Give the lines of the material verbatim, from the first line to the line with "import numpy as np", including both.

###

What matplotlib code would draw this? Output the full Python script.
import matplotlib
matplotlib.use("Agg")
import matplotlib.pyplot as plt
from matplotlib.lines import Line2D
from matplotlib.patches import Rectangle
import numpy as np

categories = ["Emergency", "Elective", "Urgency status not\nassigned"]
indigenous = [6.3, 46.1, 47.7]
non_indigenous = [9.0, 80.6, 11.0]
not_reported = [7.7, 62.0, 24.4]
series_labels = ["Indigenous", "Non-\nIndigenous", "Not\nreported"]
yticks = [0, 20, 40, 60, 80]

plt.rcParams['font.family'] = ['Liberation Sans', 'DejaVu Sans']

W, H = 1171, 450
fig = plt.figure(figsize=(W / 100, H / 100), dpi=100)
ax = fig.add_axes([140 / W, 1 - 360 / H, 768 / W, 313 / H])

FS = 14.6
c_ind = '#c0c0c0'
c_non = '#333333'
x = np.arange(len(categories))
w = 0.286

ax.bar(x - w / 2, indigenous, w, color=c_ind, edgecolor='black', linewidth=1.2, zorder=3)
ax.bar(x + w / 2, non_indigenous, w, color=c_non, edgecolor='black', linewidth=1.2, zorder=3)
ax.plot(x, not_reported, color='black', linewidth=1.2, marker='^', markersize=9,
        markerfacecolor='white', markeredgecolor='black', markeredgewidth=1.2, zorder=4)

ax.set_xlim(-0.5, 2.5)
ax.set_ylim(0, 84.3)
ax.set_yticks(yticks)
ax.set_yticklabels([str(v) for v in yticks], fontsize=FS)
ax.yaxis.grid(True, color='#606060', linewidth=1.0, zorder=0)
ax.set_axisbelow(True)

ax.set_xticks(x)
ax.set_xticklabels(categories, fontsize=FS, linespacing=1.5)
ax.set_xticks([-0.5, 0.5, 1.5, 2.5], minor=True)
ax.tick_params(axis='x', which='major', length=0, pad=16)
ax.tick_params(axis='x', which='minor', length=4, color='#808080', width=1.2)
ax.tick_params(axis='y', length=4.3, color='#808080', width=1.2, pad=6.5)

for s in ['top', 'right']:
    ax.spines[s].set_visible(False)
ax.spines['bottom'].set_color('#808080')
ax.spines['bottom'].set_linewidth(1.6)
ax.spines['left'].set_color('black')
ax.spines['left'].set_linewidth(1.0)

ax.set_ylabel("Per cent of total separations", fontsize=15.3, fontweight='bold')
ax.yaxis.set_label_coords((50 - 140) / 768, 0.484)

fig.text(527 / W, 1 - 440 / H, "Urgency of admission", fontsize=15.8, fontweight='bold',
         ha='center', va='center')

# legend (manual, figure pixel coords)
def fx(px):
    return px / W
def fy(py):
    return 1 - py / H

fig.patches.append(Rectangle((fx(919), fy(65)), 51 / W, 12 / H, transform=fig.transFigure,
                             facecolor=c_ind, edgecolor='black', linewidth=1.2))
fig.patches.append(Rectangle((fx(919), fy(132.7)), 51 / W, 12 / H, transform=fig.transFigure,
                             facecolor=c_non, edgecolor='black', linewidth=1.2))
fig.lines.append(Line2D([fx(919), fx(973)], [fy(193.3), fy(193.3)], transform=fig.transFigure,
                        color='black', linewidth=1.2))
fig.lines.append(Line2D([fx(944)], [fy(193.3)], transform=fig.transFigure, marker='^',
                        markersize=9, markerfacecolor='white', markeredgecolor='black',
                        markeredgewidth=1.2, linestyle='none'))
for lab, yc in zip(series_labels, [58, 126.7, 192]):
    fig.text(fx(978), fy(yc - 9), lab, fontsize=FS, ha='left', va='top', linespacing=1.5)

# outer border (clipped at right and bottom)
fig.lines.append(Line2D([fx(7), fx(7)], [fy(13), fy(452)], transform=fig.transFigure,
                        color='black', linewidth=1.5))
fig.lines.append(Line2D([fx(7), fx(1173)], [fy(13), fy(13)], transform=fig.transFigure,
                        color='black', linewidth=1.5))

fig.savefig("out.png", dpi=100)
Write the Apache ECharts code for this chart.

###

Solved problem:
What matplotlib code would draw this? Output the full Python script.
import matplotlib
matplotlib.use("Agg")
import matplotlib.pyplot as plt
from matplotlib.lines import Line2D
from matplotlib.patches import Rectangle
import numpy as np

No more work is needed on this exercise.